In einem Umfeld, in dem von den Zentralbanken eine Fortsetzung der Unterstützungsmaßnahmen erwartet wird, sich die makroökonomischen Gegebenheiten verbessern und Anleger auf die Zeit nach der Pandemie zu blicken scheinen, sollten sich Investment-Grade-Unternehmensanleihen weiterhin gut entwickeln. Die kräftige Nachfrage nach neuen Anleihen, die geringere Emissionstätigkeit und die hohen Kapitalzuflüsse schaffen ein günstiges Gleichgewicht und die Kreditspreads weisen nur eine sehr geringe Volatilität auf. Die Begrenzung des Durationsrisikos bei gleichzeitiger Verminderung der Kreditqualität ist nach wie vor die beste Methode.
Für Anleger, die zusätzliche Risiken verkraften können, ist das Segment der hochverzinslichen Anleihen die passende Wahl. Die Kapitalzuflüsse von Anlegern, die reichlich vorhandene Liquidität und die staatlichen Konjunkturprogramme wirken unterstützend (wie auch die steigenden Ölpreise, wenn wir uns auf den US-Markt konzentrieren). Bei den Ratingveränderungen verbessern sich die Tendenzen weiterhin und nähern sich in den USA und Europa dem Wert von 2, was bedeutet, dass es doppelt so viele Heraufstufungen wie Herabstufungen gibt.

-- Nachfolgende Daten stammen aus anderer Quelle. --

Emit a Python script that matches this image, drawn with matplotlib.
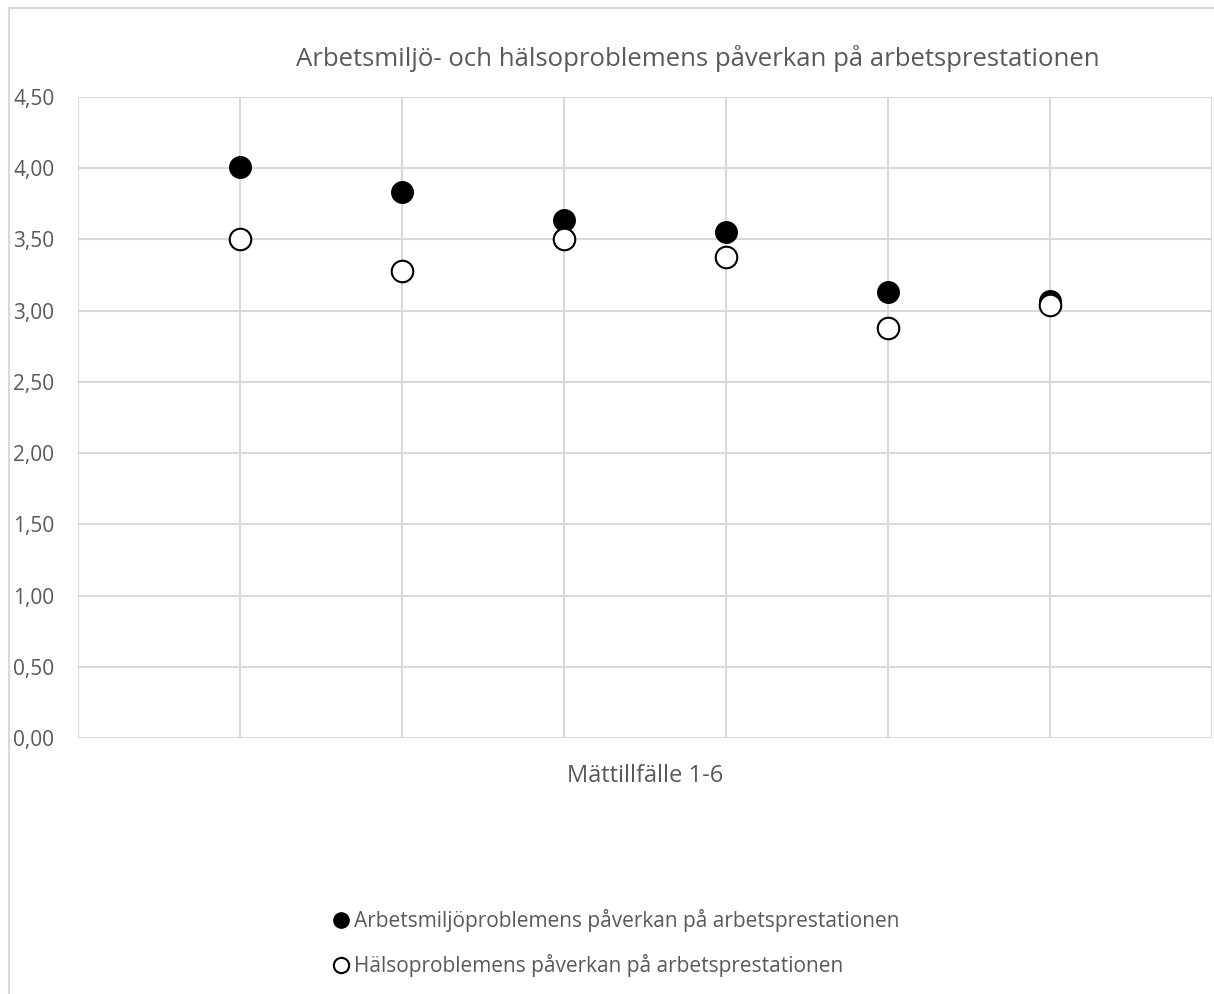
import matplotlib.pyplot as plt
from matplotlib.lines import Line2D

# Mätvärden per mättillfälle (1-6)
occasions = [1, 2, 3, 4, 5, 6]
arbetsmiljo = [4.01, 3.83, 3.64, 3.55, 3.13, 3.07]
halsa = [3.50, 3.28, 3.50, 3.38, 2.88, 3.04]

series_names = ["Arbetsmiljöproblemens påverkan på arbetsprestationen",
                "Hälsoproblemens påverkan på arbetsprestationen"]
title = "Arbetsmiljö- och hälsoproblemens påverkan på arbetsprestationen"
xlabel = "Mättillfälle 1-6"
yticks = [0.0, 0.5, 1.0, 1.5, 2.0, 2.5, 3.0, 3.5, 4.0, 4.5]

plt.rcParams['font.family'] = ['Open Sans', 'DejaVu Sans']
text_color = '#595959'
grid_color = '#d9d9d9'

W, H = 1214, 994
fig = plt.figure(figsize=(W / 100, H / 100), dpi=100)

# ram runt diagramområdet
fig.add_artist(Line2D([9 / W, 9 / W], [0, 1 - 8 / H], color=grid_color, lw=1.5))
fig.add_artist(Line2D([9 / W, 1], [1 - 8 / H, 1 - 8 / H], color=grid_color, lw=1.5))

ax = fig.add_axes([78 / W, 1 - 738 / H, (1212 - 78) / W, (738 - 97) / H])
ax.set_xlim(0, 7)
ax.set_ylim(0, 4.5)
ax.set_xticks(range(0, 8))
ax.set_yticks(yticks)
ax.set_xticklabels([])
ax.set_yticklabels([f"{v:.2f}".replace('.', ',') for v in yticks])
ax.tick_params(length=0, labelsize=15, colors=text_color)
ax.tick_params(axis='y', pad=17)
ax.grid(True, color=grid_color, lw=1.5)
ax.set_axisbelow(True)
for s in ax.spines.values():
    s.set_visible(False)

ax.plot(occasions, arbetsmiljo, 'o', ms=15.5, color='black', mec='black', zorder=3)
ax.plot(occasions, halsa, 'o', ms=15.5, mfc='white', mec='black', mew=1.5, zorder=3)

fig.text(698 / W, 1 - 58 / H, title, ha='center', va='center', fontsize=18.5, color=text_color)
fig.text(645 / W, 1 - 776 / H, xlabel, ha='center', va='center', fontsize=17, color=text_color)

handles = [Line2D([], [], ls='', marker='o', ms=11, color='black'),
           Line2D([], [], ls='', marker='o', ms=11, mfc='white', mec='black', mew=1.5)]
fig.legend(handles, series_names, loc='upper left', bbox_to_anchor=(333 / W, 1 - 909 / H),
           frameon=False, fontsize=15, labelcolor=text_color, handlelength=0.8,
           handletextpad=0.2, labelspacing=1.05, borderpad=0, borderaxespad=0)

fig.savefig('out.png', dpi=100)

Das Umfeld für Schwellenländeranleihen bleibt günstig, solange die US-Realzinsen negativ bleiben und die Renditen nur langsam steigen. Bei unserem Engagement in Schwellenländeranleihen bevorzugen wir auf Hartwährung lautende Unternehmensanleihen, die ein besseres risikobereinigtes Profil haben. Unternehmensanleihen reagieren weniger empfindlich auf einen Anstieg der Realzinsen als Anleihen staatlicher Emittenten.
Währungen und Rohstoffe
Unser langfristiger Ausblick für den US-Dollar bleibt negativ: Da es keine Signale der US-Notenbank für eine Straffung der Geldpolitik und die Bekämpfung des Doppeldefizits gibt, sind wir der Auffassung, dass der US-Dollar unter Druck geraten wird, auch wenn ein Aufflammen von Infektionsherden, geopolitische Risiken und verlängerte Lockdowns in Europa für einen gewissen kurzfristigen Auftrieb sorgen könnten.
Wir sind bei Gold, das als Diversifizierungsfaktor seinen Platz in unseren Portfolios hat, neutral positioniert. Sollten sich die Preise jedoch dem oberen Widerstandskurs (1.825 US-Dollar) nähern, würden wir in Betracht ziehen, einen Teil der Gewinne zu realisieren. Bei Öl sind wir ebenfalls neutral positioniert. Die Preise sind gegensätzlichen Kräften unterworfen – für die Aufwärtsentwicklung einem schwächeren Dollar, den Beschränkungen des Angebots durch die OPEC und dem Umstand, dass die Nachfrage langsam steigt (besonders da die Fluggesellschaften wieder abheben). Bei den Abwärtsrisiken sind verlängerte Lockdowns und Irans Absicht zur Wiederaufnahme der Produktion zu nennen.
Fazit
Wie bei fast jedem wirtschaftlichen Aufschwung läuft die gegenwärtige Konjunkturerholung nicht vollkommen synchron ab und die Unterschiede zwischen den Ländern sind recht deutlich. Als Anleger können wir uns jedoch auf die Chancen konzentrieren, anstatt den Mängeln dieses Booms zu viel Aufmerksamkeit zu widmen. Vorerst sind wir für die Aufwärtsphase des Konjunkturzyklus in Regionen, in denen die makroökonomischen Indikatoren grünes Licht zeigen, gut positioniert. Wie bereits erwähnt, werden stil- und sektorbezogene Entscheidungen ausschlaggebend für die Anlagerenditen sein. Sie hängen weitgehend von den Bewegungen an den Zinsmärkten ab, einem Bereich, der somit aufmerksam beobachtet werden muss.